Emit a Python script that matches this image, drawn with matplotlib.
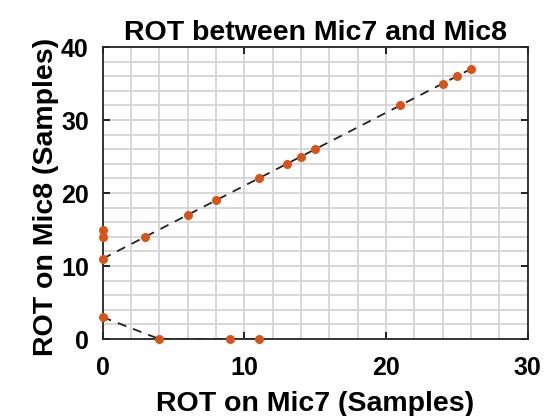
import matplotlib
matplotlib.use("Agg")
import matplotlib.pyplot as plt
from matplotlib.ticker import MultipleLocator

plt.rcParams['font.family'] = ['Liberation Sans', 'DejaVu Sans']
plt.rcParams['font.weight'] = 'bold'

# ROT pairs for the two microphones (in samples)
upper_mic7 = [0, 3, 6, 8, 11, 13, 14, 15, 21, 24, 25, 26]
upper_mic8 = [11, 14, 17, 19, 22, 24, 25, 26, 32, 35, 36, 37]
lower_mic7 = [0, 4, 9, 11]
lower_mic8 = [3, 0, 0, 0]
extra_mic7 = [0, 0]
extra_mic8 = [14, 15]

orange = '#D95319'

fig = plt.figure(figsize=(5.52, 4.16), dpi=100)
ax = fig.add_axes([0.186, 0.185, 0.770, 0.702])

# dashed guide through each branch
ax.plot(upper_mic7, upper_mic8, color='#222222', linewidth=1.3, dashes=(5, 4), zorder=2)
ax.plot(lower_mic7, lower_mic8, color='#222222', linewidth=1.3, dashes=(5, 4), zorder=2)

# measured points
all_x = upper_mic7 + lower_mic7 + extra_mic7
all_y = upper_mic8 + lower_mic8 + extra_mic8
ax.plot(all_x, all_y, 'o', color=orange, markersize=6.5, markeredgewidth=0,
        zorder=3, clip_on=False)

ax.set_xlim(0, 30)
ax.set_ylim(0, 40)
ax.xaxis.set_major_locator(MultipleLocator(10))
ax.yaxis.set_major_locator(MultipleLocator(10))
ax.xaxis.set_minor_locator(MultipleLocator(2))
ax.yaxis.set_minor_locator(MultipleLocator(2))
ax.grid(which='both', color='#d4d4d4', linewidth=1.3, zorder=0)
ax.set_axisbelow(True)
ax.tick_params(which='major', direction='in', length=5, width=1.2,
               top=True, right=True, labelsize=18)
ax.tick_params(axis='x', pad=12)
ax.tick_params(axis='y', pad=10)
ax.tick_params(which='minor', length=0)
for s in ax.spines.values():
    s.set_linewidth(1.3)
    s.set_color('#262626')

ax.set_title('ROT between Mic7 and Mic8', fontsize=20.5, fontweight='bold', pad=5)
ax.set_xlabel('ROT on Mic7 (Samples)', fontsize=20.5, fontweight='bold', labelpad=8)
ax.set_ylabel('ROT on Mic8 (Samples)', fontsize=20.5, fontweight='bold')
ax.yaxis.set_label_coords(-0.103, 0.488)

fig.savefig('out.png', dpi=100)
::::::::::
YOUR GOAL
Restate, line by line and word for word, everything from the top of the material through the line that contains "from matplotlib.ticker import MultipleLocator". Leave pictures out.

COMPLETE OUTPUT
Emit a Python script that matches this image, drawn with matplotlib.
import matplotlib
matplotlib.use("Agg")
import matplotlib.pyplot as plt
from matplotlib.ticker import MultipleLocator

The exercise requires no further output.